Pubdate: Wed, 23 Sep 2015
Source: East Bay Express (CA)
Column: Legalization Nation
Copyright: 2015 East Bay Express
Author: David Downs


The California medical cannabis industry has spent decades fighting 
"The Man." Now, former outlaws must rapidly evolve to work with him.

This week or next, California Governor Jerry Brown likely will sign 
into law three bills to regulate the world's oldest and largest 
commercial medical cannabis economy. And during the next few years 
California's $2.3 billion medi-pot industry will be transformed by 
official state licensing, legal profit-taking, and regulatory 
oversight, including mandatory weed-testing.

"Overall, this a pretty good bill," said Sean Luce, president of the 
California Cannabis Industry Association. "It's not going to destroy 
medical marijuana in California. It'll cost more money and effort to 
be compliant. But it's certainly doable."

The new rules also promise to create winners and losers. Let's look at a few.

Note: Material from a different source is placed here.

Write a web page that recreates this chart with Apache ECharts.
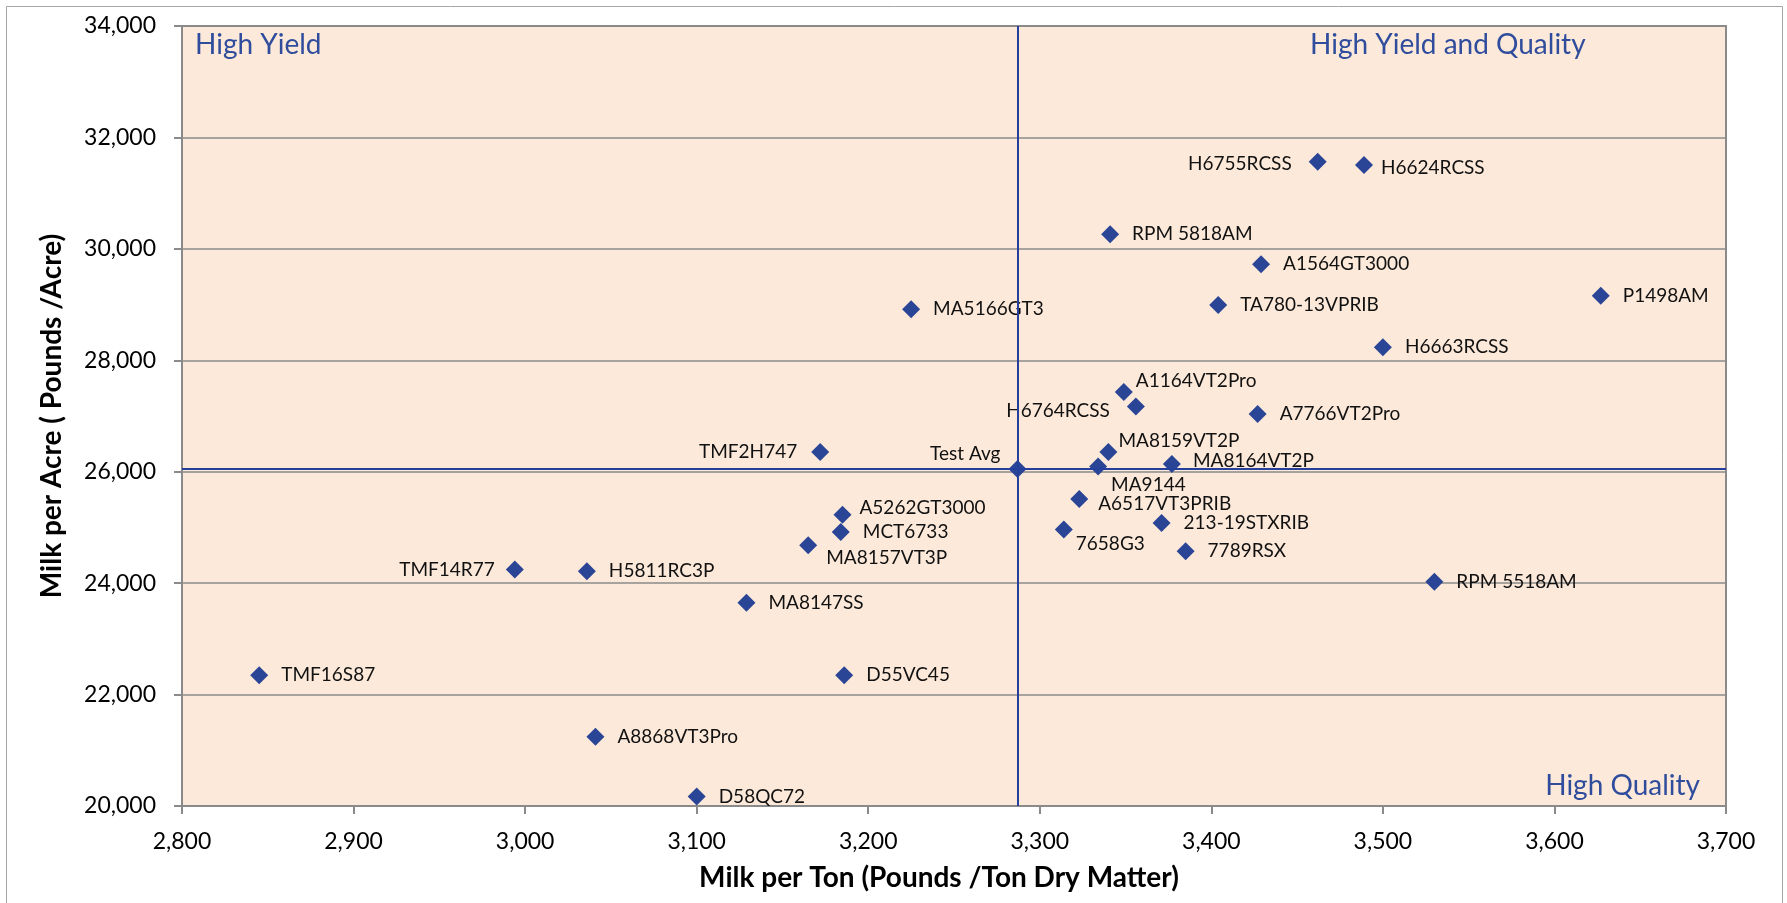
<!DOCTYPE html>
<html>
<head>
<meta charset="utf-8">
<title>Milk per Ton vs Milk per Acre</title>
<script src="https://cdn.jsdelivr.net/npm/echarts@6.0.0/dist/echarts.min.js"></script>
<style>
    html, body { margin: 0; padding: 0; background: #ffffff; }
    #milkchart { width: 1787px; height: 903px; }
</style>
</head>
<body>
<div id="milkchart"></div>
<script>
// hybrids
var hybridNames = [
    'H6755RCSS', 'H6624RCSS', 'RPM 5818AM', 'A1564GT3000', 'TA780-13VPRIB',
    'P1498AM', 'MA5166GT3', 'H6663RCSS', 'A1164VT2Pro', 'H6764RCSS',
    'A7766VT2Pro', 'MA8159VT2P', 'TMF2H747', 'MA9144', 'MA8164VT2P',
    'A6517VT3PRIB', 'A5262GT3000', '213-19STXRIB', 'MCT6733', '7658G3',
    'MA8157VT3P', '7789RSX', 'TMF14R77', 'H5811RC3P', 'RPM 5518AM',
    'MA8147SS', 'TMF16S87', 'D55VC45', 'A8868VT3Pro', 'D58QC72'
];
var milkPerTon = [
    3462, 3489, 3341, 3429, 3404,
    3627, 3225, 3500, 3349, 3356,
    3427, 3340, 3172, 3334, 3377,
    3323, 3185, 3371, 3184, 3314,
    3165, 3385, 2994, 3036, 3530,
    3129, 2845, 3186, 3041, 3100
];
var milkPerAcre = [
    31564, 31503, 30261, 29723, 28994,
    29160, 28917, 28235, 27429, 27171,
    27034, 26353, 26353, 26095, 26138,
    25511, 25229, 25080, 24919, 24961,
    24680, 24572, 24244, 24213, 24023,
    23647, 22349, 22349, 21245, 20170
];
var avgName = 'Test Avg';
var avgTon = 3287;
var avgAcre = 26050;

var xTicks = { min: 2800, max: 3700, step: 100 };
var yTicks = { min: 20000, max: 34000, step: 2000 };

// where each label sits next to its point: [position, dx, dy]
var labelPlace = {
    'H6755RCSS': ['left', -4, 2],
    'H6624RCSS': ['right', -5, 3],
    'H6764RCSS': ['left', -4, 4],
    'A1164VT2Pro': ['right', -10, -11],
    'MA8159VT2P': ['right', -12, -11],
    'MA9144': ['right', -9, 18],
    'MA8164VT2P': ['right', -1, -3],
    'A6517VT3PRIB': ['right', -3, 5],
    'A5262GT3000': ['right', -5, -7],
    '7658G3': ['right', -10, 14],
    'MA8157VT3P': ['right', -4, 13],
    'TMF14R77': ['left', 2, 0],
    'TMF2H747': ['left', -1, 0],
    'Test Avg': ['left', 5, -15]
};

var blue = '#2B4596';
var lineBlue = '#25409C';
var gray = '#8A8A8A';
var font = 'Lato, "Open Sans", sans-serif';

function placeOf(name) {
    return labelPlace[name] || ['right', 0, 0];
}

var points = [];
for (var i = 0; i < hybridNames.length; i++) {
    points.push({
        name: hybridNames[i],
        value: [milkPerTon[i], milkPerAcre[i]],
        label: { position: placeOf(hybridNames[i])[0] }
    });
}
points.push({
    name: avgName,
    value: [avgTon, avgAcre],
    label: { position: placeOf(avgName)[0] }
});

var gridL = 182, gridR = 61, gridT = 26, gridB = 97;

var chart = echarts.init(document.getElementById('milkchart'));
var option = {
    backgroundColor: '#FFFFFF',
    animation: false,
    textStyle: { fontFamily: font },
    grid: {
        left: gridL,
        right: gridR,
        top: gridT,
        bottom: gridB,
        show: true,
        backgroundColor: '#FCE9DA',
        borderColor: gray,
        borderWidth: 2,
        containLabel: false,
        outerBoundsMode: 'none'
    },
    xAxis: {
        type: 'value',
        min: xTicks.min,
        max: xTicks.max,
        interval: xTicks.step,
        name: 'Milk per Ton (Pounds /Ton Dry Matter)',
        nameLocation: 'middle',
        nameGap: 58,
        nameTextStyle: {
            fontFamily: font, fontSize: 28, fontWeight: 'bold', color: '#000',
            padding: [0, 30, 0, 0]
        },
        axisLine: { show: true, onZero: false, lineStyle: { color: gray, width: 2 } },
        axisTick: { show: true, length: 8, lineStyle: { color: gray, width: 2 } },
        axisLabel: {
            fontFamily: font, fontSize: 23, color: '#000', margin: 24,
            showMinLabel: true, showMaxLabel: true,
            formatter: function (v) { return v.toLocaleString('en-US'); }
        },
        splitLine: { show: false }
    },
    yAxis: {
        type: 'value',
        min: yTicks.min,
        max: yTicks.max,
        interval: yTicks.step,
        name: 'Milk per Acre ( Pounds /Acre)',
        nameLocation: 'middle',
        nameGap: 116,
        nameTextStyle: {
            fontFamily: font, fontSize: 28, fontWeight: 'bold', color: '#000'
        },
        axisLine: { show: true, onZero: false, lineStyle: { color: gray, width: 2 } },
        axisTick: { show: true, length: 8, lineStyle: { color: gray, width: 2 } },
        axisLabel: {
            fontFamily: font, fontSize: 23, color: '#000', margin: 26,
            showMinLabel: true, showMaxLabel: true,
            formatter: function (v) { return v.toLocaleString('en-US'); }
        },
        splitLine: { show: true, lineStyle: { color: gray, width: 1.5 } }
    },
    series: [
        {
            // test average cross-hair
            name: 'avg',
            type: 'scatter',
            data: [],
            z: 1,
            silent: true,
            markLine: {
                silent: true,
                symbol: 'none',
                animation: false,
                label: { show: false },
                lineStyle: { color: lineBlue, width: 2, type: 'solid' },
                data: [{ xAxis: avgTon }, { yAxis: avgAcre }]
            }
        },
        {
            name: 'hybrids',
            type: 'scatter',
            z: 3,
            symbol: 'diamond',
            symbolSize: 18,
            itemStyle: { color: blue, opacity: 1 },
            label: {
                show: true,
                distance: 13,
                fontFamily: font,
                fontSize: 19,
                color: '#111111',
                formatter: '{b}'
            },
            labelLayout: function (params) {
                var p = placeOf(points[params.dataIndex].name);
                return { dx: p[1], dy: p[2], hideOverlap: false };
            },
            data: points
        }
    ],
    graphic: [
        {
            type: 'rect',
            silent: true,
            shape: { x: 6.5, y: 6.5, width: 1776, height: 1000 },
            style: { fill: 'none', stroke: '#A6A6A6', lineWidth: 1 },
            z: 0
        },
        {
            type: 'text',
            left: gridL + 13,
            top: 31,
            style: { text: 'High Yield', fill: '#2F4D9C', font: '28px ' + font }
        },
        {
            type: 'text',
            left: 1310,
            top: 31,
            style: { text: 'High Yield and Quality', fill: '#2F4D9C', font: '28px ' + font }
        },
        {
            type: 'text',
            right: 1787 - 1700,
            top: 772,
            style: { text: 'High Quality', fill: '#2F4D9C', font: '28px ' + font }
        }
    ]
};
chart.setOption(option);
</script>
</body>
</html>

Nothing changes for patients, really. A doctor will still be able to 
recommend cannabis for them, and patients will still be able grow 
their own (assuming local laws allow it). They will also still be 
able to have a caregiver grow it for them. Dispensaries will remain 
open. In a few years, all medical cannabis for sale will be 
lab-tested for mold, pesticides, and potency. And extracts will 
become cleaner, and licensed manufacturers will make butane hash oil 
in certified facilities, instead of blowing up garages.

Regulated Dispensaries

California has hundreds of dispensaries with local permits that will 
have an early advantage under the state's new dual local-state 
licensing system.

Small Farmers in the Emerald Triangle

Regulations are a big win for small farms in counties that want pot 
agriculture. The state has unlimited amounts of small-scale farming 
licenses to hand out, but will limit large-scale farm licenses and 
also cap the total acreage licensed to one person.

Industry, Investors, and Lobbyists

The state's medical cannabis industry will be for-profit for the 
first time. Profits will unleash investors who want to provide 
capital in exchange for future revenues. "We'll see a lot more 
investment made into this industry," said Luce.

Profits likely will also be plowed into advocacy. In 2015, money 
equals political speech, and the voice of cannabis will grow 
immeasurably louder. "All the other industries can build a warchest 
and contribute to candidates," said cannabis attorney Khurshid Khoja. 
"Why should that be any different for us?

Licensed Distributors

Regulations mandate a licensed cannabis courier sector. It'll likely 
belong to those with clean records and experience in distribution of 
a regulated substances - like alcohol.


Legislation sponsor Assemblymember Rob Bonta's biggest donors are 
unions, and the new rules are very labor-friendly. Any California pot 
company with twenty or more employees must have a "labor neutrality 
agreement" with the United Food and Commercial Workers Union. UFCW 
director Jim Araby could not name one other industry subject to such a mandate.

Enthusiastic Rule-Followers

It's ironic: the outlaws who grew weed and agitated for its 
legalization are among the least likely to go legal, because it will 
involve FBI background checks; filling out lengthy forms; paying 
licensing fees and taxes; pulling water permits; and even attending 
city council and regulatory meetings.

"The Wild West mentality is not going to survive in this industry," 
said Khoja. "The business culture is going to change. It'll be more 
transparent, regulated, and tax-paying. That means being involved in 
the process. It's time we take our place in the system alongside 
other industry."


Some Caregivers; Collectives

The rules will cap the number of patients a caregiver can have at 
five. Anything higher runs into commercial marijuana licensing rules. 
California also will phase out collectives and cooperatives one year 
after the first commercial licenses are issued - around 2017.

Pot Speakeasies in Ban Towns

The new regulations rest atop a 2013 California Supreme Court 
decision, which ruled that cities and counties can ban almost any 
medical marijuana activity. And when a city later chooses to permit 
dispensaries, scofflaws may be last in line for local permits.

"If you're opening up in defiance of local rules, it's maybe not a 
good, long-term business strategy," said Khoja. "There is going to be 
a premium on participating in the local government process."

Big Farmers in Butte

Some conservative counties with mega-farms, such as Butte, will 
likely never permit commercial cultivation. Fees and taxes from the 
industry will be used to target outlaws.

Vertically Integrated Stores

The new rules prevent a storefront from also owning farms, a courier 
fleet, and extraction and testing labs. This ban on "vertical 
integration" will be a major industry target for cleanup legislation 
next year. Harborside Health Center's Stephen DeAngelo said last week 
that banning vertical integration increases costs.